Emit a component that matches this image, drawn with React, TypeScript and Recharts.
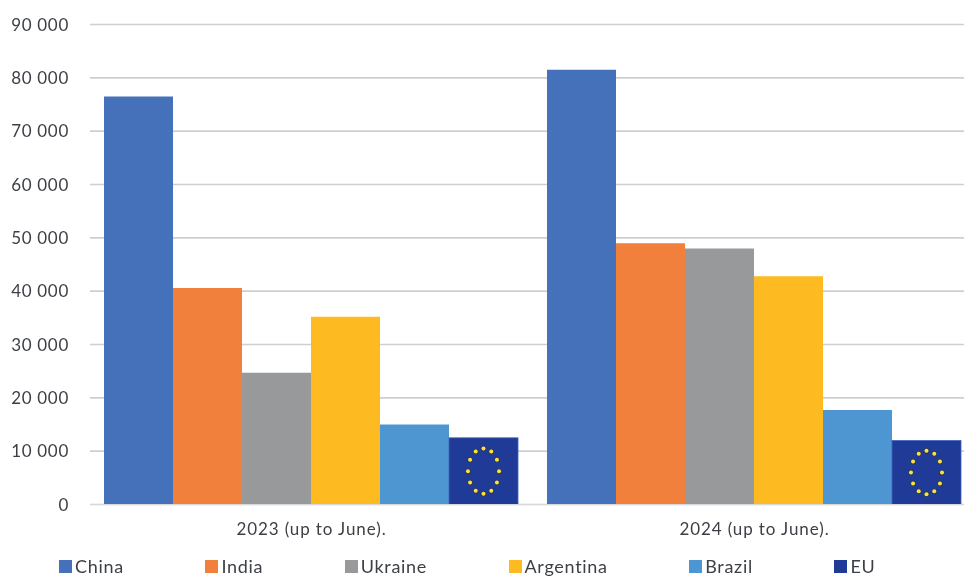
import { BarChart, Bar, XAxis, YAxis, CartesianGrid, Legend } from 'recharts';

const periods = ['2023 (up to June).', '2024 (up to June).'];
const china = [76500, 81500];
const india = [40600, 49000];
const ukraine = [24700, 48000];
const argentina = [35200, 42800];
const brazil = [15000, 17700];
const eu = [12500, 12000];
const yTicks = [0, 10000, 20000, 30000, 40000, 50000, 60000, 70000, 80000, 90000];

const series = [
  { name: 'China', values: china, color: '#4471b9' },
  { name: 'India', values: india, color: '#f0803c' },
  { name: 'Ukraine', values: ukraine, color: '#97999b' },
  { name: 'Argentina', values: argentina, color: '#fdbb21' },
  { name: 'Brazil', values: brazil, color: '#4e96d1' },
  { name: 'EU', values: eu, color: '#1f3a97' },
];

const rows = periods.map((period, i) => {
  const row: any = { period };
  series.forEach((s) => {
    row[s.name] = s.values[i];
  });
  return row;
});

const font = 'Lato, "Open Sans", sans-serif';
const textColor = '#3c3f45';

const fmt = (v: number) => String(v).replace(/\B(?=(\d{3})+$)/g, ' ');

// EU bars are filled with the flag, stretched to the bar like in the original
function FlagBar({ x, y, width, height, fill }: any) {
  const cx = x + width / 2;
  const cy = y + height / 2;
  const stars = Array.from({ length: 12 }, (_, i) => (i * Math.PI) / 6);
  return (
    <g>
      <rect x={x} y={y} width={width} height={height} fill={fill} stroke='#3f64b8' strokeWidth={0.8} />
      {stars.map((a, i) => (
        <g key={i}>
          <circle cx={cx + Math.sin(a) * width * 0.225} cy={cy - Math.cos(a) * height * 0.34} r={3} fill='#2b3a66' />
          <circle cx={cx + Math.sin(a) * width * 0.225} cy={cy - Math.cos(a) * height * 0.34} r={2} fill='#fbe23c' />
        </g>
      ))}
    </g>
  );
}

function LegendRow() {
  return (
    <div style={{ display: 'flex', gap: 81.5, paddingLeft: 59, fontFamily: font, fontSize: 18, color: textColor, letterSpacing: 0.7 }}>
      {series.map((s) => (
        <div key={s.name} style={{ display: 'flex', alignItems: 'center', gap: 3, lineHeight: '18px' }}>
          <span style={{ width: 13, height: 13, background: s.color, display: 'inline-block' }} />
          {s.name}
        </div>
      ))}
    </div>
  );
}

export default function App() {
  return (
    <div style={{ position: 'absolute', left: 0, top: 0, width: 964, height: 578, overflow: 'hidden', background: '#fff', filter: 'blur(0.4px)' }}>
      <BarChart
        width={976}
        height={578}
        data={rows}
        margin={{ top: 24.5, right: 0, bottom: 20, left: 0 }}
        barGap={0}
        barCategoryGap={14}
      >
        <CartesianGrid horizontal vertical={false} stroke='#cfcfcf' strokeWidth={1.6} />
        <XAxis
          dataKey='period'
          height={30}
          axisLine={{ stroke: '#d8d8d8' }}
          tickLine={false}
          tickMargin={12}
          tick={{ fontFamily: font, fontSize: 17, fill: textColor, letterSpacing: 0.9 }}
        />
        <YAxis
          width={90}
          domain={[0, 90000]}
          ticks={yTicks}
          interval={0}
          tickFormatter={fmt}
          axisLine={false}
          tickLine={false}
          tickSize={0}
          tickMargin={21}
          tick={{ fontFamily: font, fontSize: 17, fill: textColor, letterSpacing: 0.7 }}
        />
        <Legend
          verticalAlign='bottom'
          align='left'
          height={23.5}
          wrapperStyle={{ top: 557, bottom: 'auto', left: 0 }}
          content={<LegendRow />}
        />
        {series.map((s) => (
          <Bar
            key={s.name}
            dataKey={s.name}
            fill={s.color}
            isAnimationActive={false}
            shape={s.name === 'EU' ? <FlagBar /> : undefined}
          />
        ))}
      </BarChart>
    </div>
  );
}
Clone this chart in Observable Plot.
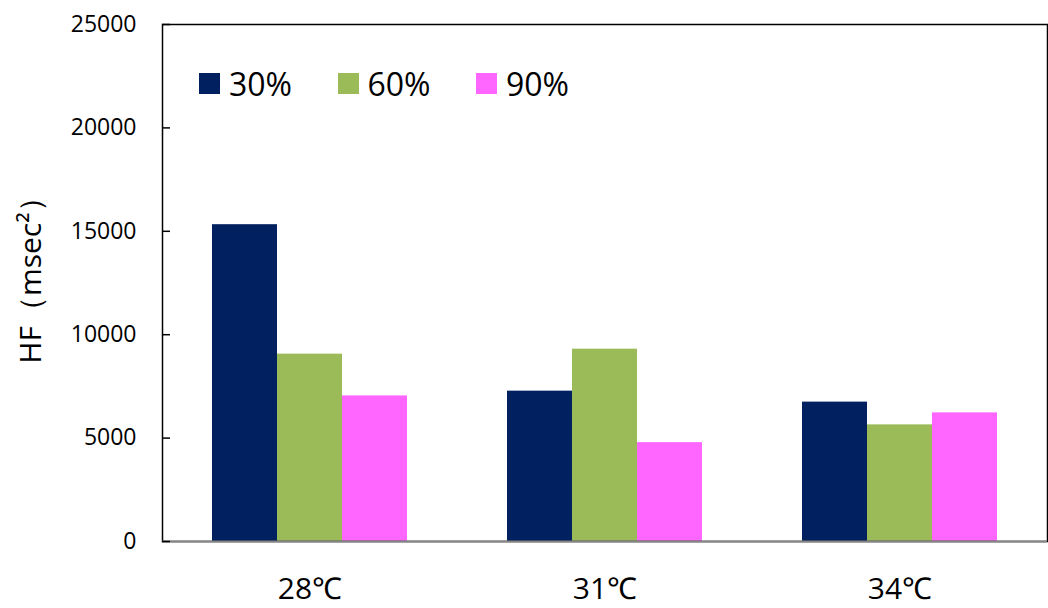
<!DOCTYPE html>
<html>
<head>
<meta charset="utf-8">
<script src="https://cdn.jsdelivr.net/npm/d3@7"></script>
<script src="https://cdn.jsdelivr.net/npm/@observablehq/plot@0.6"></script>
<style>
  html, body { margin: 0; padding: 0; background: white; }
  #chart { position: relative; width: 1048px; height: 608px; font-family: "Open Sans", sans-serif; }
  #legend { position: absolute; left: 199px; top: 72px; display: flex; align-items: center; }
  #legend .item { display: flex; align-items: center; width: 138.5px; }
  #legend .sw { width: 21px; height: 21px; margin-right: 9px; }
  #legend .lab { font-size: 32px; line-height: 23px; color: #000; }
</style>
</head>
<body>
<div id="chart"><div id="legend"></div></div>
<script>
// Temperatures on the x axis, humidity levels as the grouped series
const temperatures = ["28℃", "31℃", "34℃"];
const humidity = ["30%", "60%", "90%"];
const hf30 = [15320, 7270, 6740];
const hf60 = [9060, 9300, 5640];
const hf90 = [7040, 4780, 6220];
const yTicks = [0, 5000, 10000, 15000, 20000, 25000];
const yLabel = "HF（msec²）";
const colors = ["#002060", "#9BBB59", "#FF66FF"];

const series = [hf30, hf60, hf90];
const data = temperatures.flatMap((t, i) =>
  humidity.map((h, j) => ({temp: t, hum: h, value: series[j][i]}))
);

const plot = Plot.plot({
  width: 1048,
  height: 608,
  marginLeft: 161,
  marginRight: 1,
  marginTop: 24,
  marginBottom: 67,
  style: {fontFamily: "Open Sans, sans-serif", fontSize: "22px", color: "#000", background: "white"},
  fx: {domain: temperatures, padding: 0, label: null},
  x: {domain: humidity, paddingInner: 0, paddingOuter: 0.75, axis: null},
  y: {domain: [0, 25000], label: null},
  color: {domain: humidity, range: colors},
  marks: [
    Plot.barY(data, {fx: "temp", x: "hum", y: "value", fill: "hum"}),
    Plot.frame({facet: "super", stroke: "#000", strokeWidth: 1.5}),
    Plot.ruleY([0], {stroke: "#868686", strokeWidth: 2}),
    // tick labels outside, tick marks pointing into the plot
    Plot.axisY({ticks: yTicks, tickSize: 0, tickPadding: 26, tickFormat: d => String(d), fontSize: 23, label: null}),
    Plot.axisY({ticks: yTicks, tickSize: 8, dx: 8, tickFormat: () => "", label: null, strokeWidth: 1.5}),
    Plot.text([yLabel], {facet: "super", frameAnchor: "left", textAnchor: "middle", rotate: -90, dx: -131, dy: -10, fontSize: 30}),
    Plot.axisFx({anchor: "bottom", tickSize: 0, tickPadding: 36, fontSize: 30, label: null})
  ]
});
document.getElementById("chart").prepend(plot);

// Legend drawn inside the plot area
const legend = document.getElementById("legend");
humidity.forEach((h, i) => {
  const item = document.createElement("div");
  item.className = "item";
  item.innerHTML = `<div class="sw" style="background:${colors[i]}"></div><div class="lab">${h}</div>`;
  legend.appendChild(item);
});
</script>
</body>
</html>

*****

> _STATED GOAL_
Begin at the top of the records above and retype each line exactly until the line containing "70000, 80000, 90000];", which is included. Skip all pictures.

> _RESULT OF THE TASK_
Emit a component that matches this image, drawn with React, TypeScript and Recharts.
import { BarChart, Bar, XAxis, YAxis, CartesianGrid, Legend } from 'recharts';

const periods = ['2023 (up to June).', '2024 (up to June).'];
const china = [76500, 81500];
const india = [40600, 49000];
const ukraine = [24700, 48000];
const argentina = [35200, 42800];
const brazil = [15000, 17700];
const eu = [12500, 12000];
const yTicks = [0, 10000, 20000, 30000, 40000, 50000, 60000, 70000, 80000, 90000];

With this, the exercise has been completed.